Checkpoint structure:

outputs/my_run/weights/{run_id}/step_{N}/
├── adapter_config.json
├── adapter_model.safetensors   # LoRA weights only
└── training_state/             # optimizer, scheduler, rng state

Compatible with the HF PEFT adapter format for easy loading:

from peft import PeftModel
model = PeftModel.from_pretrained(base_model, "outputs/my_run/weights/.../step_42")

Periodic Merge (ReLoRA)

For long training runs, periodically merge LoRA into the base weights and restart with fresh LoRA parameters. This avoids rank saturation and allows the effective rank to grow over training.
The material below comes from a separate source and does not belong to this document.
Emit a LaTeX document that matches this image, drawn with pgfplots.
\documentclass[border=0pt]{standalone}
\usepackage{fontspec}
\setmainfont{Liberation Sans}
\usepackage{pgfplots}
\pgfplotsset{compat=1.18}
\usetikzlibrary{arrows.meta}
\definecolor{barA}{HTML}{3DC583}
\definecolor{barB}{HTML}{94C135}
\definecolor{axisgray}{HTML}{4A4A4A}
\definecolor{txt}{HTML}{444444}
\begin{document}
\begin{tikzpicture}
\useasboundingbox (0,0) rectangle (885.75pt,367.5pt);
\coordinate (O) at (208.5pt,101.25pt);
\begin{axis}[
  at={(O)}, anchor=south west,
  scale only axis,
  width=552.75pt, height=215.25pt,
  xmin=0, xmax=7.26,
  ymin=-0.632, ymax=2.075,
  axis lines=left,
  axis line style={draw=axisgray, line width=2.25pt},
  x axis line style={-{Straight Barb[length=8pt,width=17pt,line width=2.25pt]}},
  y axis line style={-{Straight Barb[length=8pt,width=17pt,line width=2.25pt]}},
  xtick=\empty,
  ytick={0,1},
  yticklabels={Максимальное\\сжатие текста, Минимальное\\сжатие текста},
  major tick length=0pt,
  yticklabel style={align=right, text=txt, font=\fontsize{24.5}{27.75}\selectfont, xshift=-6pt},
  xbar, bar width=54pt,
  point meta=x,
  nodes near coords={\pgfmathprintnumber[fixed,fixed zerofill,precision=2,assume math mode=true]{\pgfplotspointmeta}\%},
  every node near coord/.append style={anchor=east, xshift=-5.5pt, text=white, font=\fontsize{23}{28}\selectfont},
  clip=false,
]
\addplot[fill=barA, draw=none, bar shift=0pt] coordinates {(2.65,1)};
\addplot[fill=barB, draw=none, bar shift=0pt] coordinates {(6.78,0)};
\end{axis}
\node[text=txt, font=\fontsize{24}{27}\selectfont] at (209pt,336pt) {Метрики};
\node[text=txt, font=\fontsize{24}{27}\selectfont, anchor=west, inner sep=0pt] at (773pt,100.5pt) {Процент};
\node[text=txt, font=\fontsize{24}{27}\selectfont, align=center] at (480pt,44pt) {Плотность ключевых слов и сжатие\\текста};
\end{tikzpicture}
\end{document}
For QLoRA, see QLoRA — Periodic Merge.

LoRA in Server Training

In server training, LoRA is configured in the server YAML:

enable_lora: true
lora_rank: 16
lora_alpha: 32

The server supports multiple named adapters for multi-task or multi-policy training. Specify a model_id per request to route to a specific adapter:

{
  "batches": [...],
  "loss_fn": "causallm_loss",
  "model_id": "policy_v1"
}

Save a specific adapter:

POST /api/v1/save_weights
{"path": "outputs/adapters/policy_v1", "model_id": "policy_v1"}

Example Configs

See examples/local/dummy/configs/lora/ and examples/server/configs/lora/ for complete LoRA configs across model sizes.

Source

File	Description
`src/xorl/lora/modules/base.py`	`LoraModule` abstract base — defines `r`, `lora_alpha`, `scaling`, and `from_module()` factory
`src/xorl/lora/modules/linear.py`	`LoraLinear` — LoRA for `nn.Linear`; A (Kaiming), B (zeros), forward with scaling
`src/xorl/lora/mapping.py`	`LORA_MAPPING` registry and `get_lora_class_for_module()` lookup
`src/xorl/models/layers/moe/lora.py`	`MoEExpertsLoRA` — LoRA for fused expert tensors `[E, I, H]`